START

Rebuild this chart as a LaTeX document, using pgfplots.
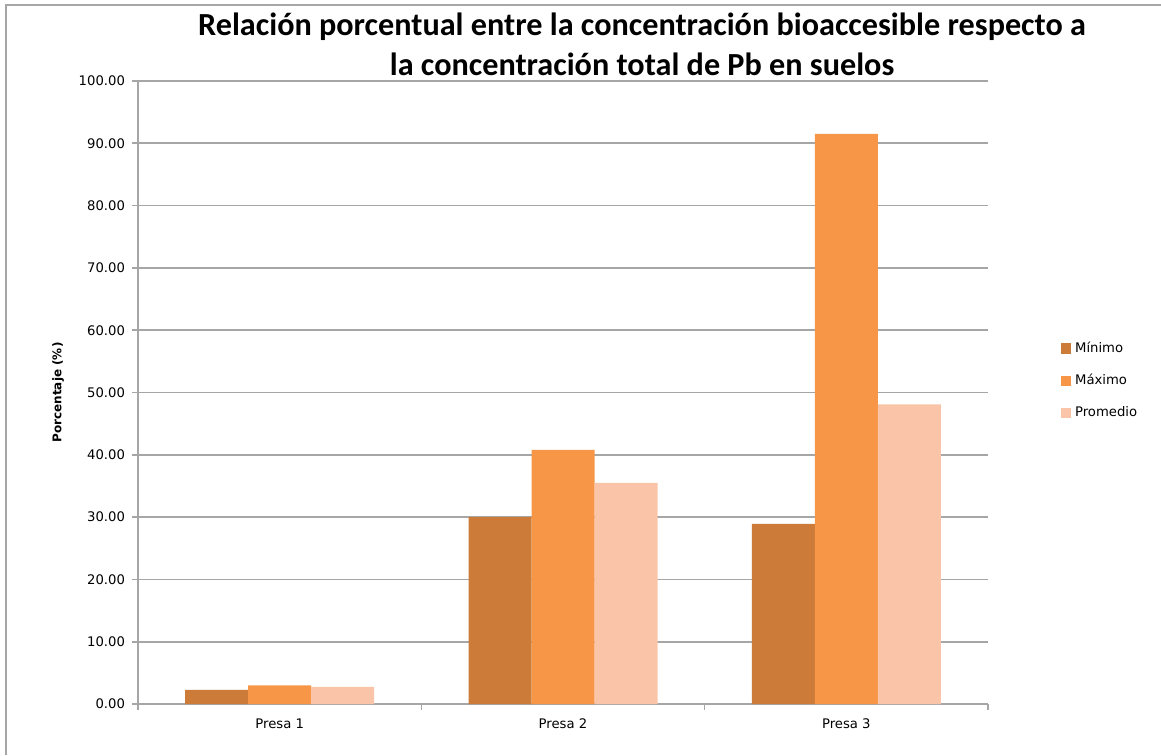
\documentclass[border=0pt]{standalone}
\usepackage{pgfplots}
\pgfplotsset{compat=1.18}
\usepackage{fontspec}
\setmainfont{DejaVu Sans}
\newfontfamily\titlefont{Carlito}

\definecolor{cmin}{HTML}{CC7B38}
\definecolor{cmax}{HTML}{F79646}
\definecolor{cprom}{HTML}{FAC4A9}
\definecolor{gridgray}{HTML}{A6A6A6}

\begin{document}
\begin{tikzpicture}
\useasboundingbox (-69pt,-25.5pt) rectangle (511.5pt,352pt);
\draw[gridgray,line width=1pt] (-66pt,-25.5pt) -- (-66pt,349.5pt) -- (511.5pt,349.5pt);
\begin{axis}[
  at={(0,0)},anchor=south west,
  scale only axis,
  width=425pt,height=311.5pt,
  ybar=0pt,bar width=31.5pt,
  xmin=-0.5,xmax=2.5,ymin=0,ymax=100,
  xtick={0,1,2},xticklabels={Presa 1,Presa 2,Presa 3},
  minor xtick={-0.5,0.5,1.5,2.5},
  major x tick style={draw=none},
  minor tick length=3pt,
  ytick distance=10,
  major tick length=3pt,
  tick align=outside,
  tick style={gridgray,line width=0.8pt},
  yticklabel={\pgfmathprintnumber[fixed,fixed zerofill,precision=2]{\tick}},
  /pgf/number format/assume math mode=true,
  ymajorgrids,
  grid style={gridgray,line width=0.8pt},
  axis x line*=bottom,axis y line*=left,
  axis line style={gridgray,line width=0.8pt},
  tick label style={font=\fontsize{6.6}{8}\selectfont,text=black},
  xticklabel style={yshift=-1pt},
  ylabel={Porcentaje (\%)},
  ylabel style={font=\fontsize{6}{7}\selectfont\bfseries,at={(axis description cs:-0.094,0.5)},anchor=center,rotate=0},
  title={Relación porcentual entre la concentración bioaccesible respecto a\\la concentración total de Pb en suelos},
  title style={font=\titlefont\bfseries\fontsize{16.1}{20}\selectfont,align=center,at={(axis description cs:0.593,1.112)},anchor=north,inner sep=0pt,yshift=-6.5pt},
  legend style={at={(1.078,0.595)},anchor=north west,draw=none,fill=none,
    font=\fontsize{6.6}{8}\selectfont,row sep=5.4pt,
    /tikz/every even column/.append style={column sep=2pt}},
  legend cell align=left,
  legend image code/.code={\fill[#1] (0pt,-2.6pt) rectangle (5.2pt,2.6pt);},
  every axis plot/.append style={draw=none},
]
\addplot[fill=cmin] coordinates {(0,2.25) (1,30.0) (2,28.9)};
\addplot[fill=cmax] coordinates {(0,3.0) (1,40.8) (2,91.5)};
\addplot[fill=cprom] coordinates {(0,2.75) (1,35.5) (2,48.1)};
\legend{Mínimo,Máximo,Promedio}
\end{axis}
\end{tikzpicture}
\end{document}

END

* _EXERCISE AIM_:
Reproduce the material in its entirety and word for word, without the pictures.

* _FINAL ANSWER_:
Rebuild this chart as a LaTeX document, using pgfplots.
\documentclass[border=0pt]{standalone}
\usepackage{pgfplots}
\pgfplotsset{compat=1.18}
\usepackage{fontspec}
\setmainfont{DejaVu Sans}
\newfontfamily\titlefont{Carlito}

\definecolor{cmin}{HTML}{CC7B38}
\definecolor{cmax}{HTML}{F79646}
\definecolor{cprom}{HTML}{FAC4A9}
\definecolor{gridgray}{HTML}{A6A6A6}

\begin{document}
\begin{tikzpicture}
\useasboundingbox (-69pt,-25.5pt) rectangle (511.5pt,352pt);
\draw[gridgray,line width=1pt] (-66pt,-25.5pt) -- (-66pt,349.5pt) -- (511.5pt,349.5pt);
\begin{axis}[
  at={(0,0)},anchor=south west,
  scale only axis,
  width=425pt,height=311.5pt,
  ybar=0pt,bar width=31.5pt,
  xmin=-0.5,xmax=2.5,ymin=0,ymax=100,
  xtick={0,1,2},xticklabels={Presa 1,Presa 2,Presa 3},
  minor xtick={-0.5,0.5,1.5,2.5},
  major x tick style={draw=none},
  minor tick length=3pt,
  ytick distance=10,
  major tick length=3pt,
  tick align=outside,
  tick style={gridgray,line width=0.8pt},
  yticklabel={\pgfmathprintnumber[fixed,fixed zerofill,precision=2]{\tick}},
  /pgf/number format/assume math mode=true,
  ymajorgrids,
  grid style={gridgray,line width=0.8pt},
  axis x line*=bottom,axis y line*=left,
  axis line style={gridgray,line width=0.8pt},
  tick label style={font=\fontsize{6.6}{8}\selectfont,text=black},
  xticklabel style={yshift=-1pt},
  ylabel={Porcentaje (\%)},
  ylabel style={font=\fontsize{6}{7}\selectfont\bfseries,at={(axis description cs:-0.094,0.5)},anchor=center,rotate=0},
  title={Relación porcentual entre la concentración bioaccesible respecto a\\la concentración total de Pb en suelos},
  title style={font=\titlefont\bfseries\fontsize{16.1}{20}\selectfont,align=center,at={(axis description cs:0.593,1.112)},anchor=north,inner sep=0pt,yshift=-6.5pt},
  legend style={at={(1.078,0.595)},anchor=north west,draw=none,fill=none,
    font=\fontsize{6.6}{8}\selectfont,row sep=5.4pt,
    /tikz/every even column/.append style={column sep=2pt}},
  legend cell align=left,
  legend image code/.code={\fill[#1] (0pt,-2.6pt) rectangle (5.2pt,2.6pt);},
  every axis plot/.append style={draw=none},
]
\addplot[fill=cmin] coordinates {(0,2.25) (1,30.0) (2,28.9)};
\addplot[fill=cmax] coordinates {(0,3.0) (1,40.8) (2,91.5)};
\addplot[fill=cprom] coordinates {(0,2.75) (1,35.5) (2,48.1)};
\legend{Mínimo,Máximo,Promedio}
\end{axis}
\end{tikzpicture}
\end{document}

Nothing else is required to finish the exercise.